Sur un coup de coeur, ils achètent en 1988 Corbiac, un monastère en ruine dans une vallée idyllique des Pyrénées Orientales au-dessus de PradeS. Commence alors l’incroyable aventure de sa restauration, par ce couple d’Anglais intellectuels bohêmes vivant exclusivement de leurs revenus erratiques d’écrivains, bredouillant à peine le Français…
Au début, ils ne se rendent à Corbiac que pendant les vacances. C’est la période de la découverte passionnée de l’histoire du monastère et de la région, des rencontres avec les paysans Catalans. Ils campent dans le monastère dont la toiture fuit de toutes parts. Ils sont encore sans enfant, et consacrent leurs quelques économies à tenter de retrouver la splendeur passée de la bâtisse romane.
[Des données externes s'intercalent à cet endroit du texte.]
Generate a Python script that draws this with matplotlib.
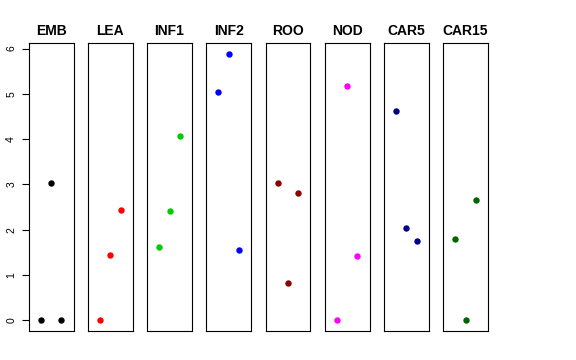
import matplotlib
matplotlib.use("Agg")
import matplotlib.pyplot as plt

plt.rcParams['font.family'] = ['Liberation Sans', 'DejaVu Sans']

panels = ["EMB", "LEA", "INF1", "INF2", "ROO", "NOD", "CAR5", "CAR15"]
colors = ["#000000", "#FF0000", "#00CD00", "#0000FF", "#8B0000", "#FF00FF", "#00008B", "#006400"]
values = [
    [0.0, 3.03, 0.0],
    [0.0, 1.45, 2.43],
    [1.62, 2.42, 4.07],
    [5.05, 5.88, 1.56],
    [3.04, 0.83, 2.82],
    [0.0, 5.18, 1.42],
    [4.62, 2.04, 1.76],
    [1.79, 0.0, 2.65],
]
positions = [1, 2, 3]
yticks = [0, 1, 2, 3, 4, 5, 6]

W, H = 576, 360
fig = plt.figure(figsize=(W / 100, H / 100), dpi=100)

left0 = 28.7
pw = 44.8
step = 59.2
top_px = 43.3
bot_px = 331.0

ymax = max(max(v) for v in values)
ymin = 0.0
pad = 0.04 * (ymax - ymin)

for i, (name, col, vals) in enumerate(zip(panels, colors, values)):
    l = left0 + i * step
    ax = fig.add_axes([l / W, 1 - bot_px / H, pw / W, (bot_px - top_px) / H])
    ax.plot(positions, vals, 'o', color=col, markersize=4.6, markeredgewidth=0)
    ax.set_xlim(-0.16, 4.16)
    ax.set_ylim(ymin - pad, ymax + pad)
    ax.set_xticks([])
    for s in ax.spines.values():
        s.set_linewidth(0.8)
        s.set_color('black')
    ax.set_title(name, fontsize=10, fontweight='bold', pad=6)
    if i == 0:
        ax.set_yticks(yticks)
        ax.set_yticklabels([str(t) for t in yticks], rotation=90, va='center', fontsize=7.5)
        ax.tick_params(axis='y', length=5, width=0.8, pad=4)
    else:
        ax.set_yticks([])

fig.savefig("out.png", dpi=100)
Ils réalisent peu à peu l’ampleur de la tâche qu’ils ont entreprise…
En 1990, « life, death, and the whole damn thing intervened with a vengeance ». Coup sur coup, Rosemary accouche de son petit Théo, perd son père, et découvre que son frère, également pasteur, homosexuel, se meurt du SIDA. Loin d’être scandalisée, la petite paroisse minière du Yorkshire où il officie se ligue pour le soutenir, le veiller et lui assurer une fin décente. L’histoire donne lieu à un documentaire TV pour lequel elle écrit un article dans The Independent. Rosemary ressent alors puissament le besoin de témoigner de la vie et du courage de ce frère si différent d’elle. Elle entame alors son premier roman, Scarlet Ribbons : A Priest with Aids, qui sera publié en 1997 (chez Bantam Books, comme tous ses autres livres).
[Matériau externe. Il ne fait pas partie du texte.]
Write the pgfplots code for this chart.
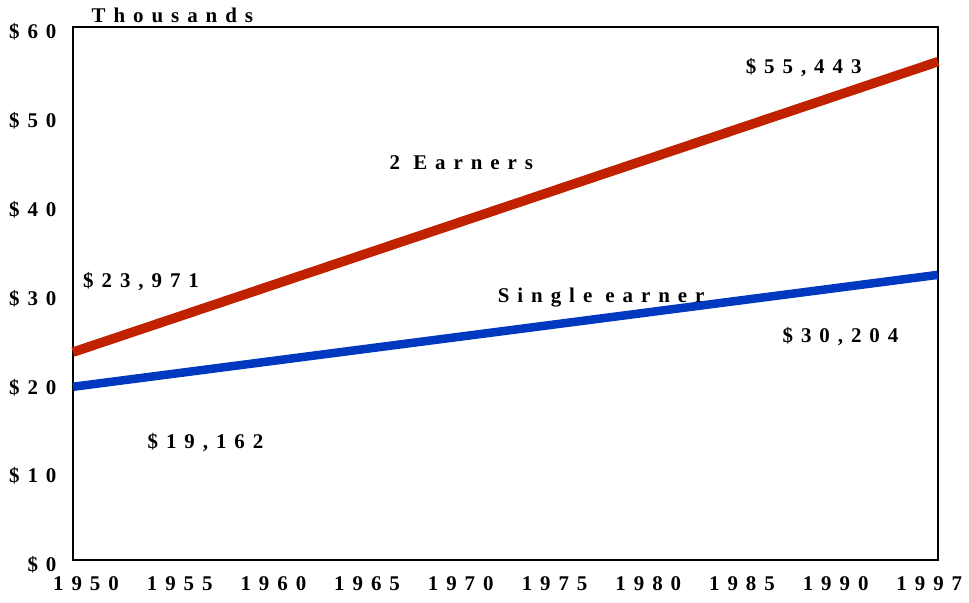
\documentclass[border=0pt]{standalone}
\usepackage{fontspec}
\setmainfont{Liberation Serif}
\newfontfamily\ls[LetterSpace=38]{Liberation Serif}
\usepackage{pgfplots}
\pgfplotsset{compat=1.18}
\definecolor{redline}{RGB}{192,34,0}
\definecolor{blueline}{RGB}{0,56,192}
\newcommand{\lab}{\ls\bfseries\fontsize{21}{23}\selectfont}
\begin{document}
\begin{tikzpicture}[x=1bp,y=1bp]
\begin{axis}[
  scale only axis,
  width=865bp, height=533bp,
  xmin=1950, xmax=1997, ymin=0, ymax=60,
  xtick={1950.6,1955.69,1960.78,1965.87,1970.96,1976.06,1981.15,1986.24,1991.33,1996.42},
  xticklabels={1950,1955,1960,1965,1970,1975,1980,1985,1990,1997},
  ytick={0,10,20,30,40,50,60},
  yticklabels={\$0,\$10,\$20,\$30,\$40,\$50,\$60},
  major tick length=0pt,
  tick label style={font=\lab},
  xticklabel style={yshift=-13bp, xshift=2bp},
  yticklabel style={yshift=-5bp, xshift=-13bp},
  axis line style={line width=1.3bp},
  clip=false,
  /pgf/number format/assume math mode=true,
]
\addplot[redline, line width=9.5bp] coordinates {(1950,23.4) (1997,56.1)};
\addplot[blueline, line width=8.5bp] coordinates {(1950,19.5) (1997,32.1)};
\node[font=\lab] at (axis cs:1955.4,61.35) {Thousands};
\node[font=\lab] at (axis cs:1953.7,31.3) {\$23,971};
\node[font=\lab] at (axis cs:1971.1,44.7) {2 Earners};
\node[font=\lab] at (axis cs:1978.7,29.6) {Single earner};
\node[font=\lab] at (axis cs:1989.7,55.4) {\$55,443};
\node[font=\lab] at (axis cs:1991.7,25.1) {\$30,204};
\node[font=\lab] at (axis cs:1957.2,13.2) {\$19,162};
\end{axis}
\pgfresetboundingbox
\useasboundingbox ([xshift=-73bp,yshift=-43bp]current axis.south west) rectangle ([xshift=31bp,yshift=27bp]current axis.north east);
\end{tikzpicture}
\end{document}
C’est le déclic, elle décide de s’installer à Corbiac pour y élever son enfant et y écrire son livre. Un ami leur prête de l’argent pour refaire la toiture, Théo se rend à l’école du village, et la famille s’installe de façon permanente à l’ombre du Canigou. La suite est décrite avec humour et vivacité dans le second roman de Rosemary «Life in a Postcard ». Publié en 2002, vendu à 25.000 exemplaires, ce sera un bestseller du Sunday Times.
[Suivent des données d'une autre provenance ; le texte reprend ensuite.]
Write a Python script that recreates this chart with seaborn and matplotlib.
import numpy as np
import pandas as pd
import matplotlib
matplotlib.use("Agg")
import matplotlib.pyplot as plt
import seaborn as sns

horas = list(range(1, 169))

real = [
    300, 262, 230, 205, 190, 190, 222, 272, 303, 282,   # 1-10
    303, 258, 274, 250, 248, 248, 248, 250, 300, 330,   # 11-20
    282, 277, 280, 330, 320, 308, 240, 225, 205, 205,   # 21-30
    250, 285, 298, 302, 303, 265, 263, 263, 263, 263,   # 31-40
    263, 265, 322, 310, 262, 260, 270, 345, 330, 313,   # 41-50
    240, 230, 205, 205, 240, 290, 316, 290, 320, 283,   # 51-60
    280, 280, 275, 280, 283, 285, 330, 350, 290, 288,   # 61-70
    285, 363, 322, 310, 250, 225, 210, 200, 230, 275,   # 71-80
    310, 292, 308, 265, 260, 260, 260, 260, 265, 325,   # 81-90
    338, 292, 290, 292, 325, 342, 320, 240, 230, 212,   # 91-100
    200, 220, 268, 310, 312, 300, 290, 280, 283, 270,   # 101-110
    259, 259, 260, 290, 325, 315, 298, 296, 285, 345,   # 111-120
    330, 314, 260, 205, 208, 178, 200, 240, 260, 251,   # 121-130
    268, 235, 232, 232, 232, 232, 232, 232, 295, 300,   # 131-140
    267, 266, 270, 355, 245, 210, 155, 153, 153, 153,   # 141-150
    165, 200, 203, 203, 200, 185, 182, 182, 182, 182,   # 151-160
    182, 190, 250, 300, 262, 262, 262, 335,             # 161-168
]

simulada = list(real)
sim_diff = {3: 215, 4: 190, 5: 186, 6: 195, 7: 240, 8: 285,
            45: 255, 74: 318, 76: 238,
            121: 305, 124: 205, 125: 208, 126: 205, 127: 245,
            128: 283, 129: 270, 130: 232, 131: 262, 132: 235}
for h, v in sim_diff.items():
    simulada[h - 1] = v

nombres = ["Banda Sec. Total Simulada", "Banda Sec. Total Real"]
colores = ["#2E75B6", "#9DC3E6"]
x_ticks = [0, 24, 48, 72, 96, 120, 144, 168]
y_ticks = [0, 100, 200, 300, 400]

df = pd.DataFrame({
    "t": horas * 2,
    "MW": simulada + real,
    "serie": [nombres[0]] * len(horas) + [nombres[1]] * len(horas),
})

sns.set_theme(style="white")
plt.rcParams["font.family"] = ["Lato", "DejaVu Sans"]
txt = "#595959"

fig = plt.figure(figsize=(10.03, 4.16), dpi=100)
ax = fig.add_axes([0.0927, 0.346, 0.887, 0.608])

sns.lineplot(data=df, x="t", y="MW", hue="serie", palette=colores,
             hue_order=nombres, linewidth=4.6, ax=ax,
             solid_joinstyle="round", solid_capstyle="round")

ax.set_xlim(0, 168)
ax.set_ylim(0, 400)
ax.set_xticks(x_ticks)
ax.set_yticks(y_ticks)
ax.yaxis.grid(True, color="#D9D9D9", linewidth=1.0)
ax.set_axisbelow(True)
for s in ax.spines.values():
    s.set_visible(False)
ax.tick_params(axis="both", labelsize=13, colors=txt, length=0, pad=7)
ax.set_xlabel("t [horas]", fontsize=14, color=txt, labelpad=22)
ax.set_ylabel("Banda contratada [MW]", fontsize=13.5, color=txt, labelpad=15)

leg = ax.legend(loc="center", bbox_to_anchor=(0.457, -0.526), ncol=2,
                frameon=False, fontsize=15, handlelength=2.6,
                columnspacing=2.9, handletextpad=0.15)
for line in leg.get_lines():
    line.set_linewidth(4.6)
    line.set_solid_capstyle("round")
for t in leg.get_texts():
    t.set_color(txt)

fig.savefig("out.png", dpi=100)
L’aventure prend fin en 2003, quand les nécessités professionnelles et scolaires rendent le retour à Londres indispensable. Théo est scolarisé au Lycée, Miles retrouve avec soulagement les joies citadines, mais Rosemary est restée sous l’emprise du Canigou, de la fraîcheur et de la pureté de l’air des montagnes catalanes. Son dernier roman, qui vient d’être publié, s’intitule «The Man who married a mountain, a journey through the French Pyrenees ». Elle y retrace le parcours de l’eccentrique comte Henry Russell (1834-1909), un aristocrate franco-irlandais né à Pau et pionnier du Pyrénéisme (il gravit tous les sommets de la chaîne, certains à plusieurs reprises). Selon Rosemary, le Pyrénéisme (féminin) se distingue de l’Alpinisme (masculin) par son côté contemplatif, traduisant plus l’amour de la montagne et de la nature que l’attraction de l’exploit sportif. Conçu comme un parcours à travers la chaîne montagneuse, depuis la Catalogne jusqu’au Pays Basque, le livre fait revivre toute une époque disparue, quand Pau était à égalité avec Nice comme lieu de villégiature pour la haute société anglaise. On y rencontre des personnages hauts en couleurs, montagnards, explorateurs, aristocrates, qui ont en commun d’avoir vécu les passionnants débuts de l’exploration des sommets montagneux. Rosemary avait aussi à cœur de faire découvrir les écrits (tout en français) de l’extraodinaire Henry Russell, à la fois gentleman, grand montagnard, grand voyageur, polyglotte, poète, et notamment son chef d’œuvre tombé dans l’oubli, Souvenirs d’un Montagnard (épuisé).
Guylaine Amyot.
l’Echo. Revue de Lycée francais Charles de Gaulle, Londres
Extrait de l’œuvre Vivre dans une carte postale. Evasion dans les Pyrénées Françaises
“Je me réveille avec le soleil qui fait jaillir de l’or sur un mur en pierre. Si je me penche par la fenêtre, je vois le Canigou fraichement sauproudré de neige. C’est merveilleux de vivre dans un résidence qui a des fenêtres de tous côtes, de voir chaque jour non seulement le lever mais aussi le coucher du soleil et d’être en permanence consciente du passage du soleil et de la lune.”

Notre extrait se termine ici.